### EXERCISE GOAL
Exact reproduction is required for the lines bounded by the one containing "Reproduce this chart" and the one containing "const RY = 8.5;", both bounds included. Print them without any pictures.
#####
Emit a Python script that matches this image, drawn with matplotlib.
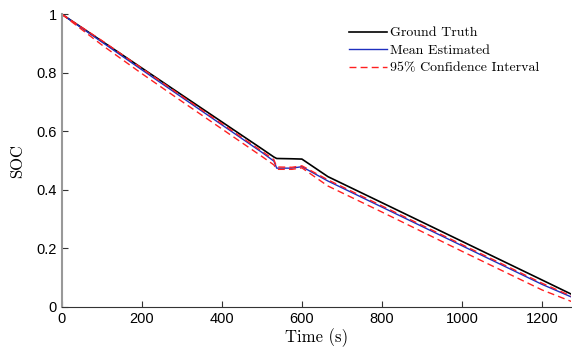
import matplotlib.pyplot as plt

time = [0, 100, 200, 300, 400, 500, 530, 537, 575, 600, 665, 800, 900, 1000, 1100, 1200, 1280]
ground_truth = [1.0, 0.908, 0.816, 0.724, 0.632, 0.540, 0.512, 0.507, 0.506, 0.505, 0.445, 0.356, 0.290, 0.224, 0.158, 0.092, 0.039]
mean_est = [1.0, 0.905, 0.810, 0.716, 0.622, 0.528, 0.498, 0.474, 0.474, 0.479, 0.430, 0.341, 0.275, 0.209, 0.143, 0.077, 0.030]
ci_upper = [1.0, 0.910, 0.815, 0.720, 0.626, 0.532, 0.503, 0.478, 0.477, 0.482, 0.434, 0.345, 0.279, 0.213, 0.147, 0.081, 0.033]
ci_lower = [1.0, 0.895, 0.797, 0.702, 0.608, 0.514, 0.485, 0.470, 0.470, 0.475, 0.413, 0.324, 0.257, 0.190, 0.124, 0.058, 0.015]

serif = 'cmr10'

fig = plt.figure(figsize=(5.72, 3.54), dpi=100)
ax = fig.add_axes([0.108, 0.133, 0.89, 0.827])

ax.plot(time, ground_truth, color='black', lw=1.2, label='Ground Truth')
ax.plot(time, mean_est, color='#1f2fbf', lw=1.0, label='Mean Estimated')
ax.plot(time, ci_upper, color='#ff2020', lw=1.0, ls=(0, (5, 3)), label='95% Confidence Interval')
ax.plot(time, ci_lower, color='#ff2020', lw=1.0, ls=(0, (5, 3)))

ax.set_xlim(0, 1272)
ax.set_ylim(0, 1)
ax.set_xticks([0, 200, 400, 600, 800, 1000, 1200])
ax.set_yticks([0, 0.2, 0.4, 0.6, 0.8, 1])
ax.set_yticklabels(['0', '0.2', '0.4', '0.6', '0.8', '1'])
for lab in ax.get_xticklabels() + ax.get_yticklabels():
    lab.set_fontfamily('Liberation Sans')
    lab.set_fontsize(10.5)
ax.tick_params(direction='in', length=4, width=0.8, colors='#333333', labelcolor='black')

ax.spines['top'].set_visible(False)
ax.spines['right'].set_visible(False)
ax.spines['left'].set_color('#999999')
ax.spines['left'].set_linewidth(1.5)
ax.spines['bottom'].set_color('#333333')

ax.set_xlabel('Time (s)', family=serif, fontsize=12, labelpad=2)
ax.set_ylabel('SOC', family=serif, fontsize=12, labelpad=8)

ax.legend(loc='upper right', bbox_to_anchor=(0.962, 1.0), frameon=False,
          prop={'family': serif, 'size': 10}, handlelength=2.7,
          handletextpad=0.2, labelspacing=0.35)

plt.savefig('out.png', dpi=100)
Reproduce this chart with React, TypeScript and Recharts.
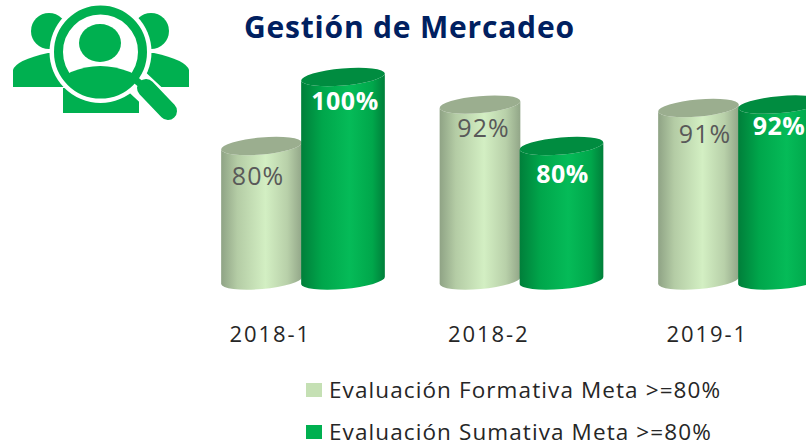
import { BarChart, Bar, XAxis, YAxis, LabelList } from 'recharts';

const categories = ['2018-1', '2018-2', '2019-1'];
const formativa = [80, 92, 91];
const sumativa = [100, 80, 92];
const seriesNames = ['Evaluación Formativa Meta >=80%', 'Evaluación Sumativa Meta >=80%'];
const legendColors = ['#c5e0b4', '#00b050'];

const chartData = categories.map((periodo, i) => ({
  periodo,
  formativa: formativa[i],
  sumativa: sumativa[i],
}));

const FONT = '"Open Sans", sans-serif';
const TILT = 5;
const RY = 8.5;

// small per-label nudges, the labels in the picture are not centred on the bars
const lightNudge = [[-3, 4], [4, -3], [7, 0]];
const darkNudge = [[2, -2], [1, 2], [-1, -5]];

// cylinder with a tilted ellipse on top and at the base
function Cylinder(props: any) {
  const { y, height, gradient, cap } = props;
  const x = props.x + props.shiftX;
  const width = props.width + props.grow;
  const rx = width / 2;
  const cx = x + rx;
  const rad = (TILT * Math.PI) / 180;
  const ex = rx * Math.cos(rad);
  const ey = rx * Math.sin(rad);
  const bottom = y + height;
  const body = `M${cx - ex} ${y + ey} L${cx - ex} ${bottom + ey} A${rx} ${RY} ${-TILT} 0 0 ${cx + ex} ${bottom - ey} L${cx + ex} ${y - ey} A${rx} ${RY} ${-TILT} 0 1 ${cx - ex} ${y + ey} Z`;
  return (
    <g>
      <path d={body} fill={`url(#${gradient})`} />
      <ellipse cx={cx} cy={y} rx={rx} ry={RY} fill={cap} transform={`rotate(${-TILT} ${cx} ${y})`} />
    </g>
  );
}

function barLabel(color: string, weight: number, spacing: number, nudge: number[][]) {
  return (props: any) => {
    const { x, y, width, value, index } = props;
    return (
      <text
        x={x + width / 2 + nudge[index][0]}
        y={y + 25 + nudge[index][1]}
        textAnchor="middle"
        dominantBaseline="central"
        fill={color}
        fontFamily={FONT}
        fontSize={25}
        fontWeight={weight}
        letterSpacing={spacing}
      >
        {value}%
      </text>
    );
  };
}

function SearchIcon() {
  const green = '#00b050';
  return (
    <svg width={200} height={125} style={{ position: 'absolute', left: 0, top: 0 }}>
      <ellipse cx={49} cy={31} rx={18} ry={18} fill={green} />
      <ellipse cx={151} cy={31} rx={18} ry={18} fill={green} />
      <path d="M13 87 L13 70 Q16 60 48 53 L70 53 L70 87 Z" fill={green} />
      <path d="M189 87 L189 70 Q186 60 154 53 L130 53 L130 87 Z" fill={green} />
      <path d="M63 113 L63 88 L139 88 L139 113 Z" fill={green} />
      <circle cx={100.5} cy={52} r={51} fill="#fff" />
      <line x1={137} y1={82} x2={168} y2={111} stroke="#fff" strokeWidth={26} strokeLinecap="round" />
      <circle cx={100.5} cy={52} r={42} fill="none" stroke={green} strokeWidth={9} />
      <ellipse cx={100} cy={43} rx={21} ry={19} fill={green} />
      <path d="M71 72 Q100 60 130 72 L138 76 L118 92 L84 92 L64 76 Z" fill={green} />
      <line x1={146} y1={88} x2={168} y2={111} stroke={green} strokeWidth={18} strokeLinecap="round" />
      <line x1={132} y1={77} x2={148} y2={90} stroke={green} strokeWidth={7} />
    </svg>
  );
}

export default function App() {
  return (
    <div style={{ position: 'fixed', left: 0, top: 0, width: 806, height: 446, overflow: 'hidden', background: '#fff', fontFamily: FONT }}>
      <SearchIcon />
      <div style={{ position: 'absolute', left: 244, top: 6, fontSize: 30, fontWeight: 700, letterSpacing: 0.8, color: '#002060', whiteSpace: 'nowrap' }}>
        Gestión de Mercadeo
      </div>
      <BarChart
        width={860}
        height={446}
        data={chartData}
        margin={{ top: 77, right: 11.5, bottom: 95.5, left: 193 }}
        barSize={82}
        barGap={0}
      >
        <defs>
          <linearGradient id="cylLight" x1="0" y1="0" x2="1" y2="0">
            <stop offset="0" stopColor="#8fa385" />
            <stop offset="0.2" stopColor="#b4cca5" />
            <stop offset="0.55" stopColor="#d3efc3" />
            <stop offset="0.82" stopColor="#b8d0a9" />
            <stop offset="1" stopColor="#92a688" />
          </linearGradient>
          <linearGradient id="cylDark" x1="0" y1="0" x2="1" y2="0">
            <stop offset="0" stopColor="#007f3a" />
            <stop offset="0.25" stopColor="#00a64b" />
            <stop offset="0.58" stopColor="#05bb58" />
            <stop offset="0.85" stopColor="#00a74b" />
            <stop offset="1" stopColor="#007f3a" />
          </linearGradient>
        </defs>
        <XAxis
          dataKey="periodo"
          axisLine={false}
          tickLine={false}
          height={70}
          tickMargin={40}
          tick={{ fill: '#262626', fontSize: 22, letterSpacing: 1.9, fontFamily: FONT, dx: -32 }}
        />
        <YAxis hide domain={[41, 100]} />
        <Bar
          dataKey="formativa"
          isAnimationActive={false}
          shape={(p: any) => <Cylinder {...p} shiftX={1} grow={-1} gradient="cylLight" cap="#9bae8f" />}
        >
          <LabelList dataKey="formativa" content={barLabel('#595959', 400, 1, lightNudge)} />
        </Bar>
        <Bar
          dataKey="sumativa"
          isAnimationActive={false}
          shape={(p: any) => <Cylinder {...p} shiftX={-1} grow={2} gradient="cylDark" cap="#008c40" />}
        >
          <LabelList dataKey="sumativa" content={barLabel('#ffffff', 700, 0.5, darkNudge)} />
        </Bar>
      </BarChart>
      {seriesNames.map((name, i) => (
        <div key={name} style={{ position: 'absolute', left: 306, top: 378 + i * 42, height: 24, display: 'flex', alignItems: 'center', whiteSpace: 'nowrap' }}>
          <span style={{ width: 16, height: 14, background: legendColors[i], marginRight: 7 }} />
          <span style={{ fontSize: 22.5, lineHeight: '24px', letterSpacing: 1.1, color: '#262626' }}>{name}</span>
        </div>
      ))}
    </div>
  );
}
#####
### EXPECTED ANSWER
Reproduce this chart with React, TypeScript and Recharts.
import { BarChart, Bar, XAxis, YAxis, LabelList } from 'recharts';

const categories = ['2018-1', '2018-2', '2019-1'];
const formativa = [80, 92, 91];
const sumativa = [100, 80, 92];
const seriesNames = ['Evaluación Formativa Meta >=80%', 'Evaluación Sumativa Meta >=80%'];
const legendColors = ['#c5e0b4', '#00b050'];

const chartData = categories.map((periodo, i) => ({
  periodo,
  formativa: formativa[i],
  sumativa: sumativa[i],
}));

const FONT = '"Open Sans", sans-serif';
const TILT = 5;
const RY = 8.5;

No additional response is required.